The Iranian President made no direct link but analysts point out that the timing of the missile test could well have been intended as a signal to the U.S. President before a keynote address in Cairo in a fortnight’s time in which Barack Obama is slated to lay out his new Middle East strategy.

It is also probably not coincidental that confirmation came on Wednesday as well that the U.S. will continue funding development of the Arrow-3, the next-generation missile in Israel’s ballistic-missile defence system. The commitment came during the annual U.S.-Israeli strategic dialogue held at the Pentagon at the very time that Obama was hosting Prime Minister Benjamin Netanyahu at the White House.

Last year, the U.S. had agreed to share half the 800 million dollar development costs of the Arrow-3, but in recent months there had been great concern within the Israeli defence establishment that cuts in the U.S. defence budget would affect funding for the Arrow project.


In a third announcement, the U.S. President gave the go-ahead for a controversial transfer of technology to the United Arab Emirates that would make it the first Arab nuclear state. The U.S. regards the UAE as one of its moderate Arab allies. Though the know-how will enable it to build a nuclear power plant to produce energy, not a bomb, it’s widely recognised that any country possessing civilian nuclear power technology makes the conversion to military purposes more feasible.

That is precisely the argument U.S. allies in the region – Israel and several Arab states – use to warn against Iranian nuclear activities that could perhaps allow it to develop nuclear weapon capability within a few years.
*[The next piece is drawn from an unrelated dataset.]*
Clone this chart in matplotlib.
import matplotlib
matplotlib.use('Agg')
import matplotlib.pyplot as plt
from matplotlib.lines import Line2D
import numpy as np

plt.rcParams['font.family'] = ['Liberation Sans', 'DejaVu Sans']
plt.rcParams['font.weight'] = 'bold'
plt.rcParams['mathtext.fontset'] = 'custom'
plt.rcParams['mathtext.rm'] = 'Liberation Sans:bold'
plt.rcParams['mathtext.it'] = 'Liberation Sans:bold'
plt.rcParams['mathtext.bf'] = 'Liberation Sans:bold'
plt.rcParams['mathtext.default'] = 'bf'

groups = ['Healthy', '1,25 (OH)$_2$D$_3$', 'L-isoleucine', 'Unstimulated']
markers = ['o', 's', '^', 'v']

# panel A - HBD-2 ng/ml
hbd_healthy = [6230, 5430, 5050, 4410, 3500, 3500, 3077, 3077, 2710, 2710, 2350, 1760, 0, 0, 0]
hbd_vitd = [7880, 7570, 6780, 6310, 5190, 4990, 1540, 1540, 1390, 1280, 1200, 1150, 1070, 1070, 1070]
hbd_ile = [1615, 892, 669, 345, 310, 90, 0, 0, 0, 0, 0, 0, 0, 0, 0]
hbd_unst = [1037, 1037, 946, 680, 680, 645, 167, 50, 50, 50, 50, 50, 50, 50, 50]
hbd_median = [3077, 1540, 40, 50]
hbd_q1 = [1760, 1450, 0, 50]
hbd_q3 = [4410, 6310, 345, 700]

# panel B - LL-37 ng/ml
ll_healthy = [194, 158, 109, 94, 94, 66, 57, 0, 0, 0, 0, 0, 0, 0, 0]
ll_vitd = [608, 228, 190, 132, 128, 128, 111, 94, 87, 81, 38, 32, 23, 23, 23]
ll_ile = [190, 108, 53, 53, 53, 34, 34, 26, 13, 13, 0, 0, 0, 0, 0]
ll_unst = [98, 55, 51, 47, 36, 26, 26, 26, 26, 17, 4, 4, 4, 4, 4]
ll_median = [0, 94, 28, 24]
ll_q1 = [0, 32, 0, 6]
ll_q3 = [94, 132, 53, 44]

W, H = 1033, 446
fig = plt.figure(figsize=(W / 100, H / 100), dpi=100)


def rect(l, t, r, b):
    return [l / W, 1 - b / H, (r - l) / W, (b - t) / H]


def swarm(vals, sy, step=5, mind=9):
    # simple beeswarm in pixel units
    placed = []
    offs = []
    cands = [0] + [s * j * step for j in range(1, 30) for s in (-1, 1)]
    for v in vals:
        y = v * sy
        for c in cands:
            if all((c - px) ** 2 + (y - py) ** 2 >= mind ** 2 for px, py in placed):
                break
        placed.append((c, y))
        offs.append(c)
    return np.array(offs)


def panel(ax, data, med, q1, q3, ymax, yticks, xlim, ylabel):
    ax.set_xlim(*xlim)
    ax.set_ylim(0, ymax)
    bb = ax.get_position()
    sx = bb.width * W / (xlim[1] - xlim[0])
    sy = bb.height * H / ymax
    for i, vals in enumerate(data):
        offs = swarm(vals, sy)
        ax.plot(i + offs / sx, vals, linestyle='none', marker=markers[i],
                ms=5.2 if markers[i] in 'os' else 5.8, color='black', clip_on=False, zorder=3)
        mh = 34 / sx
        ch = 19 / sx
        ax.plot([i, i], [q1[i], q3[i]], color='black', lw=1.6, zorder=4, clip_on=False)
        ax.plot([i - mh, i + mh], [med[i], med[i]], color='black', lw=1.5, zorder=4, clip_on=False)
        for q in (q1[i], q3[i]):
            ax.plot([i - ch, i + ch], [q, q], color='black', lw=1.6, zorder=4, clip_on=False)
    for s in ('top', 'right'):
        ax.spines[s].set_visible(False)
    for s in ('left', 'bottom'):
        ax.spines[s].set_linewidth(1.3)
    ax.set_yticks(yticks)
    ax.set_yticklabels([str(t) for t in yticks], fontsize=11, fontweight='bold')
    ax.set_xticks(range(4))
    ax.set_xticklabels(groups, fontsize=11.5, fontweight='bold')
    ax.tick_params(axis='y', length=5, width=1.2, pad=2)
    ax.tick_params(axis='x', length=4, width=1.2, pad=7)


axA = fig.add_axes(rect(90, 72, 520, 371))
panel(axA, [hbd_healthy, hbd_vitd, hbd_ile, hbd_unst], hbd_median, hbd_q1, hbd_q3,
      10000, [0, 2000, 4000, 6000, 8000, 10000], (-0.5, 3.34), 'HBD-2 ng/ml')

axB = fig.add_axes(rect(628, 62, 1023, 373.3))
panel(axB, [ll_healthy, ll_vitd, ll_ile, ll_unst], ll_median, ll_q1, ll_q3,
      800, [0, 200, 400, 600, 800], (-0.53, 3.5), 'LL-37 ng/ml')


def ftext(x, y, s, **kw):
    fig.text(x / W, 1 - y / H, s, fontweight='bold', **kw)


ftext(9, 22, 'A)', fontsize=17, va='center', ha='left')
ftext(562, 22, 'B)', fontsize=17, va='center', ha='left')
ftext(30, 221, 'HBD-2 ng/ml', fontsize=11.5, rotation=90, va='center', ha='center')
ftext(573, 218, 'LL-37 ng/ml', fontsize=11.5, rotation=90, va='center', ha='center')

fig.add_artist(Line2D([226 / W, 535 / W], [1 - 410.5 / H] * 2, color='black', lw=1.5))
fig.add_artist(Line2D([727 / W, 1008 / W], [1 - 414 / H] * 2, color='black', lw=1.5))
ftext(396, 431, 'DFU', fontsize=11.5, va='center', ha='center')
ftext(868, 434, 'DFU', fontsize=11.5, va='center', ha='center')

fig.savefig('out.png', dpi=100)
At present, Israel is the only country in the Middle East thought to possess nuclear weapons.

Uzi Arad, Netanyahu’s national security advisor, speaking on Israel Radio Wednesday, countered domestic critics who argue that the Obama- Netanyahu meeting presages a real showdown in U.S.-Israeli relations: “Those who choose to see only confrontation with the U.S. on how to proceed on the Palestinian question ignore just how much common ground there is on the need to contain Iran.”

How the U.S. handles Iran’s nuclear quest is indeed the key question for the Netanyahu government. But, while Obama appears to be telling Israel that he will be sensitive to its security concerns, in playing down the gaping divide with the U.S. on Israeli-Palestinian peace-making, Israel seems to be missing the import of how far U.S. Middle East peace-making priorities have altered.

Successive presidents have long tried to put an effective Washington peace imprint on the Arab-Israeli conflict. But when the new man in the White House advises his Israeli visitor to “seize this historical opportunity”, what Israel is failing to grasp is that there might well have been an underlying addendum to that rather banal injunction about peace: ‘Don’t get in the way of the U.S. re-asserting itself in the region and gaining legitimacy for that revamped role,’ the president appeared to be cautioning.

Tangibly, Obama urged Netanyahu to address the thorny issue of settlements in the occupied Palestinian areas. His insistence went much further than what has been the customary U.S. caution that “settlements are an obstacle to peace”. Following up on the White House meeting there was a trenchant call from Secretary of State Hillary Clinton on Al-Jazeera Television: “We want to see a stop to settlement construction – addition, natural growth, any kind of settlement activity – this is what the President has called for.”

That the U.S. is breaking away from its traditionally soft approach to Israeli backsliding on past commitments to stop settlement activity couldn’t be clearer. Suddenly, Israel is facing not just worn-out formulas about how to create a better peace climate, but a real U.S. modus operandi.

Still, on returning home from Washington, Netanyahu showed little concern, insisting that not only Israel, but also the Palestinians and the whole Arab world will have to do their part to advance the prospects of peace. That posturing may stem in part from Netanyahu’s need to pacify ultra-nationalist elements in his restive coalition: it cannot, however, conceal what seems to be a wholly new U.S. approach to what part the peace process plays in U.S. strategic considerations.

What distinguishes this U.S. President’s engagement is that a two-state solution between Israelis and Palestinians is now defined not only as the interest of Israelis and Arabs but that it constitutes, in the words of special presidential envoy George Mitchell, “a national U.S. strategic interest”.

When the U.S. President will call – as he reportedly will in Cairo – for the creation of the Palestinian state “within four years”, the protracted time- frame is not merely conditioned by harsh realities on the ground. What the U.S. peace effort in-the-making seems aimed at bringing about is not so much peace per se, but a dramatic change in Middle East attitudes and perceptions towards the U.S.

Barack Obama doubtlessly cherishes the prospect of actually bringing an end to the Arab-Israel conflict. But, his immediate goal of fashioning a substantive change in U.S. role in the region – including the containment of Iran – is served not only by making peace, but by the very process of peace- making itself. That, for President Obama, constitutes “the historic opportunity”.